* _Task requirements_: Omit all images. Transcribe the rest of the material below exactly.

══════

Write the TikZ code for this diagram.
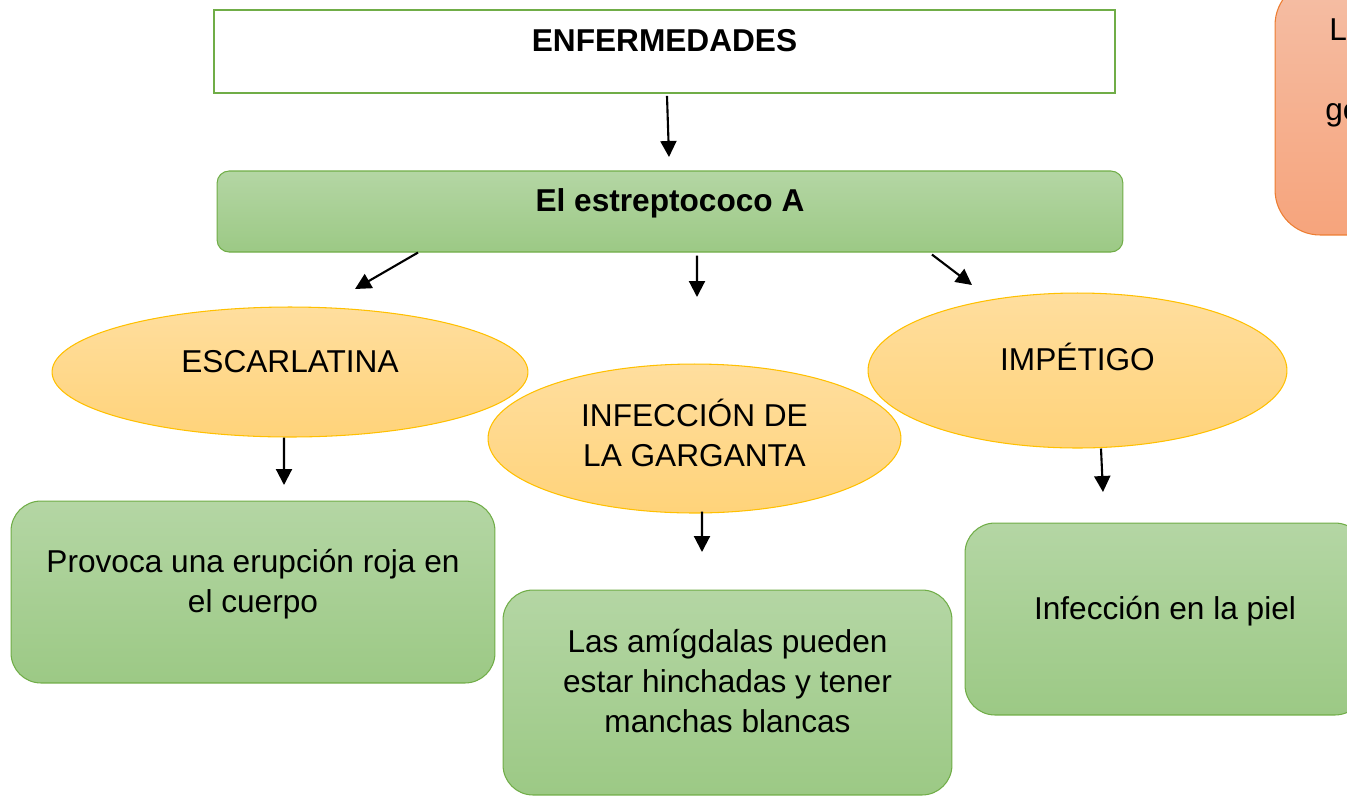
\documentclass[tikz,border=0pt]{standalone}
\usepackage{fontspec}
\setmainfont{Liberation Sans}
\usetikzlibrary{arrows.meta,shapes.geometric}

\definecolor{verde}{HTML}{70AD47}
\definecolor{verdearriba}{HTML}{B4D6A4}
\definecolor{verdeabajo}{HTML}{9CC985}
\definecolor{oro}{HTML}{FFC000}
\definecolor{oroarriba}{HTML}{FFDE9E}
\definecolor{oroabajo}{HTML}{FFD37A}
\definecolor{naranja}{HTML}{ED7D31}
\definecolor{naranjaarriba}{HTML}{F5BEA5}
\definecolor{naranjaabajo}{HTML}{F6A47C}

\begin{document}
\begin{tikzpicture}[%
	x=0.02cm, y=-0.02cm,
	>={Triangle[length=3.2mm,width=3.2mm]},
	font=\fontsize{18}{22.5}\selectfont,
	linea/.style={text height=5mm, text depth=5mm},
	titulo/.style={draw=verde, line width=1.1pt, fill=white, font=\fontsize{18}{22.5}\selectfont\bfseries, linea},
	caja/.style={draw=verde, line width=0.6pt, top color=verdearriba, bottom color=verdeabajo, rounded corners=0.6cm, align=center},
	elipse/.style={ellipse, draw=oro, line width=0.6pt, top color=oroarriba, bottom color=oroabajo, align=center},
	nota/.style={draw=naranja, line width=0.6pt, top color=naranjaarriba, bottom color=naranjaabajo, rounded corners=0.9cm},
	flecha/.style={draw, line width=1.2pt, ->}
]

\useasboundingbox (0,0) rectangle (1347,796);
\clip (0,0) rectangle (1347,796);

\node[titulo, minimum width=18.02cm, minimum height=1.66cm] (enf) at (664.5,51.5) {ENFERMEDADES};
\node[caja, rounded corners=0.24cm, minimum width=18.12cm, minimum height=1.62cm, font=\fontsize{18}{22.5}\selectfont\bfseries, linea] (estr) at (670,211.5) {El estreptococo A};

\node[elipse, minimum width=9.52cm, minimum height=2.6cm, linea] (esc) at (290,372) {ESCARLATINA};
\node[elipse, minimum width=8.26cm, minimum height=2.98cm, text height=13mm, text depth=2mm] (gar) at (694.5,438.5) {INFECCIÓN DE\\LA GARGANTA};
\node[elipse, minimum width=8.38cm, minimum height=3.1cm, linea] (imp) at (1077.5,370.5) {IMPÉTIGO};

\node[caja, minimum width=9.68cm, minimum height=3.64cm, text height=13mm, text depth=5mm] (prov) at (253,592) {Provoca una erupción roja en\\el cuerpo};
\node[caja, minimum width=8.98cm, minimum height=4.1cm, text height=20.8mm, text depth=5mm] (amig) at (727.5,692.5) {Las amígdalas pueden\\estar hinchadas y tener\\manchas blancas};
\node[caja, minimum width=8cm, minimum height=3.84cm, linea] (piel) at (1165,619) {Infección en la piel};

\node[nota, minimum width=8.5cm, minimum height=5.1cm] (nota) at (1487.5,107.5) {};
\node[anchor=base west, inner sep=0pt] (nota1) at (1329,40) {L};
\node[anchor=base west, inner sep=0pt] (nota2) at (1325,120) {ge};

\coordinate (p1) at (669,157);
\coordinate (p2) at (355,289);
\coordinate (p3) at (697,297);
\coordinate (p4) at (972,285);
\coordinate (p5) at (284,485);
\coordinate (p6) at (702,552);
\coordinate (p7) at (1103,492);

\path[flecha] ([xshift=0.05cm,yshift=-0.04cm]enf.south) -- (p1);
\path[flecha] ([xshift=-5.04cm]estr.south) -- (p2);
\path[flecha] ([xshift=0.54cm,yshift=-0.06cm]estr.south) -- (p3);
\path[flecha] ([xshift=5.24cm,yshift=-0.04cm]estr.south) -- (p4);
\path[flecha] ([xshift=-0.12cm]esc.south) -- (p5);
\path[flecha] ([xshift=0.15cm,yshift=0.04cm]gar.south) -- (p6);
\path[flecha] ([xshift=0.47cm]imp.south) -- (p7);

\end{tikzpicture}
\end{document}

══════

* _Output for this task_:
Write the TikZ code for this diagram.
\documentclass[tikz,border=0pt]{standalone}
\usepackage{fontspec}
\setmainfont{Liberation Sans}
\usetikzlibrary{arrows.meta,shapes.geometric}

\definecolor{verde}{HTML}{70AD47}
\definecolor{verdearriba}{HTML}{B4D6A4}
\definecolor{verdeabajo}{HTML}{9CC985}
\definecolor{oro}{HTML}{FFC000}
\definecolor{oroarriba}{HTML}{FFDE9E}
\definecolor{oroabajo}{HTML}{FFD37A}
\definecolor{naranja}{HTML}{ED7D31}
\definecolor{naranjaarriba}{HTML}{F5BEA5}
\definecolor{naranjaabajo}{HTML}{F6A47C}

\begin{document}
\begin{tikzpicture}[%
	x=0.02cm, y=-0.02cm,
	>={Triangle[length=3.2mm,width=3.2mm]},
	font=\fontsize{18}{22.5}\selectfont,
	linea/.style={text height=5mm, text depth=5mm},
	titulo/.style={draw=verde, line width=1.1pt, fill=white, font=\fontsize{18}{22.5}\selectfont\bfseries, linea},
	caja/.style={draw=verde, line width=0.6pt, top color=verdearriba, bottom color=verdeabajo, rounded corners=0.6cm, align=center},
	elipse/.style={ellipse, draw=oro, line width=0.6pt, top color=oroarriba, bottom color=oroabajo, align=center},
	nota/.style={draw=naranja, line width=0.6pt, top color=naranjaarriba, bottom color=naranjaabajo, rounded corners=0.9cm},
	flecha/.style={draw, line width=1.2pt, ->}
]

\useasboundingbox (0,0) rectangle (1347,796);
\clip (0,0) rectangle (1347,796);

\node[titulo, minimum width=18.02cm, minimum height=1.66cm] (enf) at (664.5,51.5) {ENFERMEDADES};
\node[caja, rounded corners=0.24cm, minimum width=18.12cm, minimum height=1.62cm, font=\fontsize{18}{22.5}\selectfont\bfseries, linea] (estr) at (670,211.5) {El estreptococo A};

\node[elipse, minimum width=9.52cm, minimum height=2.6cm, linea] (esc) at (290,372) {ESCARLATINA};
\node[elipse, minimum width=8.26cm, minimum height=2.98cm, text height=13mm, text depth=2mm] (gar) at (694.5,438.5) {INFECCIÓN DE\\LA GARGANTA};
\node[elipse, minimum width=8.38cm, minimum height=3.1cm, linea] (imp) at (1077.5,370.5) {IMPÉTIGO};

\node[caja, minimum width=9.68cm, minimum height=3.64cm, text height=13mm, text depth=5mm] (prov) at (253,592) {Provoca una erupción roja en\\el cuerpo};
\node[caja, minimum width=8.98cm, minimum height=4.1cm, text height=20.8mm, text depth=5mm] (amig) at (727.5,692.5) {Las amígdalas pueden\\estar hinchadas y tener\\manchas blancas};
\node[caja, minimum width=8cm, minimum height=3.84cm, linea] (piel) at (1165,619) {Infección en la piel};

\node[nota, minimum width=8.5cm, minimum height=5.1cm] (nota) at (1487.5,107.5) {};
\node[anchor=base west, inner sep=0pt] (nota1) at (1329,40) {L};
\node[anchor=base west, inner sep=0pt] (nota2) at (1325,120) {ge};

\coordinate (p1) at (669,157);
\coordinate (p2) at (355,289);
\coordinate (p3) at (697,297);
\coordinate (p4) at (972,285);
\coordinate (p5) at (284,485);
\coordinate (p6) at (702,552);
\coordinate (p7) at (1103,492);

\path[flecha] ([xshift=0.05cm,yshift=-0.04cm]enf.south) -- (p1);
\path[flecha] ([xshift=-5.04cm]estr.south) -- (p2);
\path[flecha] ([xshift=0.54cm,yshift=-0.06cm]estr.south) -- (p3);
\path[flecha] ([xshift=5.24cm,yshift=-0.04cm]estr.south) -- (p4);
\path[flecha] ([xshift=-0.12cm]esc.south) -- (p5);
\path[flecha] ([xshift=0.15cm,yshift=0.04cm]gar.south) -- (p6);
\path[flecha] ([xshift=0.47cm]imp.south) -- (p7);

\end{tikzpicture}
\end{document}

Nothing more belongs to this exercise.